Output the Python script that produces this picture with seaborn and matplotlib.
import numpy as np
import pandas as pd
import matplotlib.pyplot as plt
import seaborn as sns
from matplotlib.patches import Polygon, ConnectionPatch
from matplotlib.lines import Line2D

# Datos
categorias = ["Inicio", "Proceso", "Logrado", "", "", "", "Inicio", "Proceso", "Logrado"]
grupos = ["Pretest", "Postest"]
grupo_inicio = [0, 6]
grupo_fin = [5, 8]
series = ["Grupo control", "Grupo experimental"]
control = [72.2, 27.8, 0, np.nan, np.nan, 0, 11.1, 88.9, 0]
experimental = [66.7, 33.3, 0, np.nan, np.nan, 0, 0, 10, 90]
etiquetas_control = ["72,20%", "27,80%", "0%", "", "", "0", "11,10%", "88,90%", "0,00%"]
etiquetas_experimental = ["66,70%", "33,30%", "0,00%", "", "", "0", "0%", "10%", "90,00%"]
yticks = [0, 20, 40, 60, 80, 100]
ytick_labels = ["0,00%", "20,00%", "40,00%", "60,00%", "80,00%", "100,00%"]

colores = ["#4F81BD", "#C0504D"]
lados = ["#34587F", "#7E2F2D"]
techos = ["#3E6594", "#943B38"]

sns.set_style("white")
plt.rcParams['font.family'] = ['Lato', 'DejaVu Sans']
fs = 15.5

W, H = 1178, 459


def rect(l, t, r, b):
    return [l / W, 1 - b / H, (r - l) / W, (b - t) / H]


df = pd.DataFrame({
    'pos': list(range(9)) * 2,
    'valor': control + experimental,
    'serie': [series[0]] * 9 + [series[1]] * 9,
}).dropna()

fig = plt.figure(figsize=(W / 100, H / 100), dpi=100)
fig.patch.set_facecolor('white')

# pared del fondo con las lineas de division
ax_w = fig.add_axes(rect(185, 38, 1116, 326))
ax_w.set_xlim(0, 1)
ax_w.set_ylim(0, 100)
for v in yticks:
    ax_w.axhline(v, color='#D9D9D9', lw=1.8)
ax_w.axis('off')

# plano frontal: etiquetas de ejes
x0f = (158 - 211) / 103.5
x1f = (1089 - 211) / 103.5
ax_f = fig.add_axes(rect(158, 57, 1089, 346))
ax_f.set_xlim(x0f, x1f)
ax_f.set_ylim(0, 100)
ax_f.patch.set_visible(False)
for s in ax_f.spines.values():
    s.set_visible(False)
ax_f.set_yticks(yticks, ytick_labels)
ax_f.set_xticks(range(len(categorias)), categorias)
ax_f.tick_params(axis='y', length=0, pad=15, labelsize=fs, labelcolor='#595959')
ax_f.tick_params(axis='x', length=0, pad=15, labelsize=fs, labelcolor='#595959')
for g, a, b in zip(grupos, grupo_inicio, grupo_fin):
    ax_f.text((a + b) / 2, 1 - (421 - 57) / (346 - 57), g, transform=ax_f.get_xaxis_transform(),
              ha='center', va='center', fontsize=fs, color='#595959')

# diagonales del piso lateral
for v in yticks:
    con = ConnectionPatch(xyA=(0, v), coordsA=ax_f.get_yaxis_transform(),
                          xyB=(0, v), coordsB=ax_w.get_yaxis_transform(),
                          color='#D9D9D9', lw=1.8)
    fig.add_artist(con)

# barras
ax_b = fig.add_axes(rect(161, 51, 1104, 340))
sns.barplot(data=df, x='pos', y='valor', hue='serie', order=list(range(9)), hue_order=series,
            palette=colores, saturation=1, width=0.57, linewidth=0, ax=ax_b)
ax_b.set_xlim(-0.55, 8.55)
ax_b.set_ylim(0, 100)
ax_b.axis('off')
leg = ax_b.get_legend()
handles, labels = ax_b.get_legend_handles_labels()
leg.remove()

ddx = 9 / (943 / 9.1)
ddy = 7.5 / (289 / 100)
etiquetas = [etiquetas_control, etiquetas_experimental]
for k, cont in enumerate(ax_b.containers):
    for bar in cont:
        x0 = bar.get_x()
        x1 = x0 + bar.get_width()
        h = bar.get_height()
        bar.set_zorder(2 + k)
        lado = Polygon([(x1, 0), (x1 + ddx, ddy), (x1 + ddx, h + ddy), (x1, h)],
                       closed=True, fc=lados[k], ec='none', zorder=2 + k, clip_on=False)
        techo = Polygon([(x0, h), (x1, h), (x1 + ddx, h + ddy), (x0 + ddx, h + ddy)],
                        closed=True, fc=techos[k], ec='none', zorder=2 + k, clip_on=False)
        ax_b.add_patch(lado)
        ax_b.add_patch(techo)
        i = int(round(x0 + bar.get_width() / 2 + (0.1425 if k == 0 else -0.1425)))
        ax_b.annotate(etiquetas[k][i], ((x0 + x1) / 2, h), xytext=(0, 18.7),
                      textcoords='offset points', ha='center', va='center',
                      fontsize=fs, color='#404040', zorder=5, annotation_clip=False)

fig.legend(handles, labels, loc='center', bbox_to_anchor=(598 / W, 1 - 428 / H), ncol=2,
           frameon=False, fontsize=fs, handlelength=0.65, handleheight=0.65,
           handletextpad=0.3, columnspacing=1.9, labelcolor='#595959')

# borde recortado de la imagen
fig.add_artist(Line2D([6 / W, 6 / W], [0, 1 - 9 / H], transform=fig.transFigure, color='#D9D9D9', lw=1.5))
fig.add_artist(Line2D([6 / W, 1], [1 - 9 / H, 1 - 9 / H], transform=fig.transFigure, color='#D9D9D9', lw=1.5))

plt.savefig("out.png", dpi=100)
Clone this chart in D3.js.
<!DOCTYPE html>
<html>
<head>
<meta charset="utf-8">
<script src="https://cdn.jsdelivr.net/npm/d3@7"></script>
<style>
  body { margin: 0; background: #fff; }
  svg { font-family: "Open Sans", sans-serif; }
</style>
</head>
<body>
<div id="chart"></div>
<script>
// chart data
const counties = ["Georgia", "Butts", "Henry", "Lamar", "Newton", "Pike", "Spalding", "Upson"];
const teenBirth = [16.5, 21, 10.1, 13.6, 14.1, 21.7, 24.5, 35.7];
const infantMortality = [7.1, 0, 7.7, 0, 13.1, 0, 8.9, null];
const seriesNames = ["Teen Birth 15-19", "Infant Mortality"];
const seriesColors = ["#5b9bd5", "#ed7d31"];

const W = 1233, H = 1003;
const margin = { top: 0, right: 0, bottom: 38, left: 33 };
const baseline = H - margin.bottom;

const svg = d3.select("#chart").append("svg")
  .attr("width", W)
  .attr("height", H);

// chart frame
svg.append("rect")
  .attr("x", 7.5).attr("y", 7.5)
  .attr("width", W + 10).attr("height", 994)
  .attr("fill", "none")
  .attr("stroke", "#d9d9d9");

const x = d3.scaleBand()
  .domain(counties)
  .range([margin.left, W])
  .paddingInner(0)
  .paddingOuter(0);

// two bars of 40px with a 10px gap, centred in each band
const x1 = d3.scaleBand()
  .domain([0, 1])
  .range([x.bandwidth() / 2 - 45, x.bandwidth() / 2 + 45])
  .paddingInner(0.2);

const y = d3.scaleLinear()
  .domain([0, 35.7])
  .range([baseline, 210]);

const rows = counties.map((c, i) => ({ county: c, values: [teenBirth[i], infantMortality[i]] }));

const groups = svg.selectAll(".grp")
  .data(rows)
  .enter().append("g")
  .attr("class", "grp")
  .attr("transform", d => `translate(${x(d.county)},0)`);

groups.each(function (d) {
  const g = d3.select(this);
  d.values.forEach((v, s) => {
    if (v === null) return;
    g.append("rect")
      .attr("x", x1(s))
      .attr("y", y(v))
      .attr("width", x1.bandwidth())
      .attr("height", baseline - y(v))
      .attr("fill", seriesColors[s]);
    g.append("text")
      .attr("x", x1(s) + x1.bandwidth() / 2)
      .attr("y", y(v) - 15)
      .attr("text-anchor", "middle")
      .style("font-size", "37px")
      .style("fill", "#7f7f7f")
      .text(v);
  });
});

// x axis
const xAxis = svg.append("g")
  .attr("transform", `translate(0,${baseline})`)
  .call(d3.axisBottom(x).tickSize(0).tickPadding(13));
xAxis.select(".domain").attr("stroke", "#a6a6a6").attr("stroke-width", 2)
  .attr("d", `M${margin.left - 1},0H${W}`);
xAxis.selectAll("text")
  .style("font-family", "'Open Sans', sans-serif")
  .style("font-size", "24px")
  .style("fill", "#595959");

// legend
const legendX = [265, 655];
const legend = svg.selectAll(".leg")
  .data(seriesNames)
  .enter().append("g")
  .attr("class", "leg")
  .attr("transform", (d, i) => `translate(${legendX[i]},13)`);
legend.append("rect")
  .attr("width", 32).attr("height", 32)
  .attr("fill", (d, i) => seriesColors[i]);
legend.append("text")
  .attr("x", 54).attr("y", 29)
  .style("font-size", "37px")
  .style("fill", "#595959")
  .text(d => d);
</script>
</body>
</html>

--

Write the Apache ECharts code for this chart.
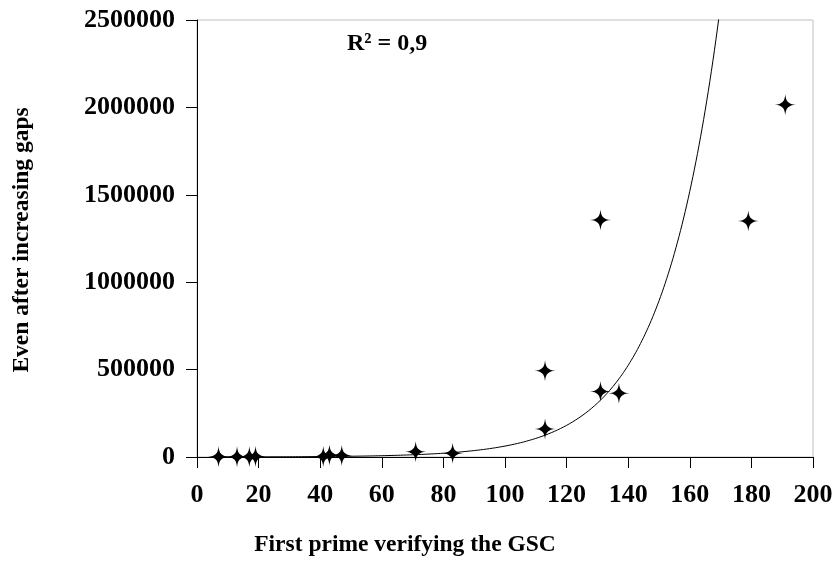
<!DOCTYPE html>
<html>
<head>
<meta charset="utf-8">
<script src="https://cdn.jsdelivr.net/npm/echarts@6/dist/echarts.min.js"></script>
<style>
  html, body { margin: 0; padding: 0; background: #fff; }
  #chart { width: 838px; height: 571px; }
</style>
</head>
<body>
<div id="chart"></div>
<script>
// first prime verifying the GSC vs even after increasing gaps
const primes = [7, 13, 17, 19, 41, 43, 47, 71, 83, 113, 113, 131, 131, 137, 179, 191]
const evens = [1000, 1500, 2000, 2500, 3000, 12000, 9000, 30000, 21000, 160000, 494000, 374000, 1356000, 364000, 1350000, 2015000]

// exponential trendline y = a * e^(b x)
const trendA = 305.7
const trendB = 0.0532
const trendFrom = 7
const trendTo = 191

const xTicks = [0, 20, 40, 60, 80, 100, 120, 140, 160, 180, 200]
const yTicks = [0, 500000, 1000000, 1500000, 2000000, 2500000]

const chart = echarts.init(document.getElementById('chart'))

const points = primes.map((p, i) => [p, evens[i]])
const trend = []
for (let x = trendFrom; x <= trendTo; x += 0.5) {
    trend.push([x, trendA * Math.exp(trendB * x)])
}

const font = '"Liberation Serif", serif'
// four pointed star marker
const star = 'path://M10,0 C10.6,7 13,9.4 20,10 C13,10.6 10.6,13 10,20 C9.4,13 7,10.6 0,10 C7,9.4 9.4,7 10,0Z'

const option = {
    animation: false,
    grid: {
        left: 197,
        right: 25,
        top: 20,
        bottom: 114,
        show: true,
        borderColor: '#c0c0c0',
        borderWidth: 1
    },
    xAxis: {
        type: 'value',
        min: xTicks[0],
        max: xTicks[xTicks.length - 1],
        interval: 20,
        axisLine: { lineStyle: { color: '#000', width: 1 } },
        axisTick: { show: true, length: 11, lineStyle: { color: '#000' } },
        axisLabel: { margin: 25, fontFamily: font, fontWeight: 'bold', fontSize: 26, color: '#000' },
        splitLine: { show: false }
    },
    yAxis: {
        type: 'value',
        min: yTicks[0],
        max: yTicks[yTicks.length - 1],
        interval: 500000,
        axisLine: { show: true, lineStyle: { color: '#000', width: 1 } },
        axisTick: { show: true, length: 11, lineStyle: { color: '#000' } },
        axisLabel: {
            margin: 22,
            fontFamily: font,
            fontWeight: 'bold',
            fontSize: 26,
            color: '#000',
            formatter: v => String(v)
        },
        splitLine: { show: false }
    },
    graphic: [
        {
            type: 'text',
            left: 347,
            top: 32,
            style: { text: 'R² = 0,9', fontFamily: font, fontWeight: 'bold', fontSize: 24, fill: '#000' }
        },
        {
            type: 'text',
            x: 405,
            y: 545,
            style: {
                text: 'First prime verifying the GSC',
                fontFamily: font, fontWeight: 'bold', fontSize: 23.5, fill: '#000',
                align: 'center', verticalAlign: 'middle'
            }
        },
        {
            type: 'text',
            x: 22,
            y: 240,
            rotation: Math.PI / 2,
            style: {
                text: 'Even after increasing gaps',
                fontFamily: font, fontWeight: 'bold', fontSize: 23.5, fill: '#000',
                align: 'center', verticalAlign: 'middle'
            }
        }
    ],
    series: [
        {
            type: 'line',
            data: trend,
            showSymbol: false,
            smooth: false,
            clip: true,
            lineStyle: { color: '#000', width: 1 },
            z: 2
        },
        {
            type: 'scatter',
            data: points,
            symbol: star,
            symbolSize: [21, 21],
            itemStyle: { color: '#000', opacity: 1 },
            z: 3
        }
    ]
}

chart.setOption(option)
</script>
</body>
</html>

...

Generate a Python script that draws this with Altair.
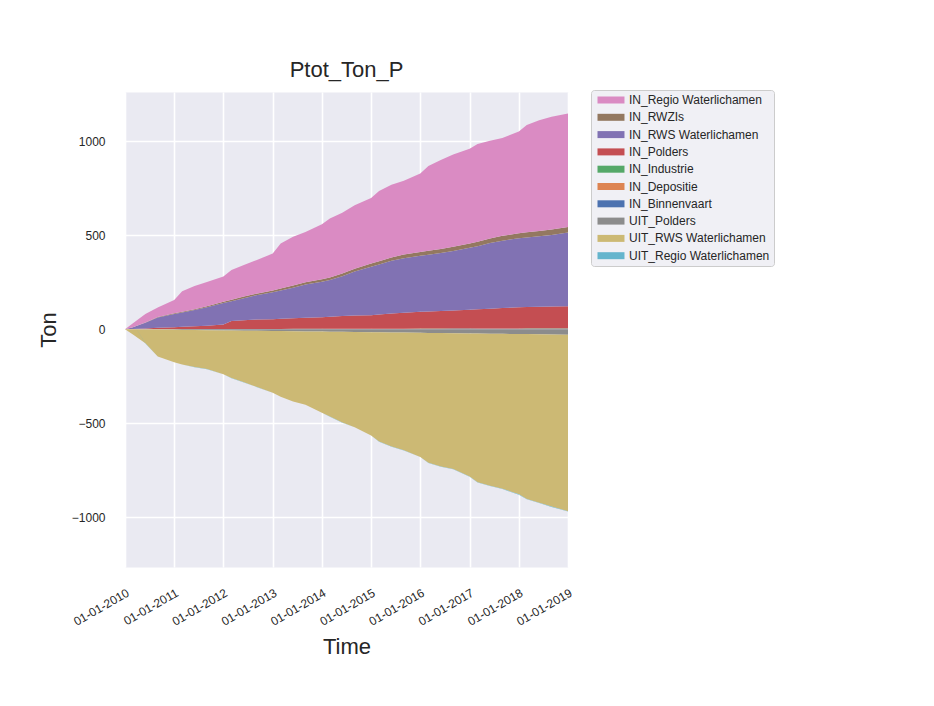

§ REQUEST
Copy out all lines from the material above that contain the string "seaborn".

§ RESULT BELOW
Output the Python script that produces this picture with seaborn and matplotlib.
import seaborn as sns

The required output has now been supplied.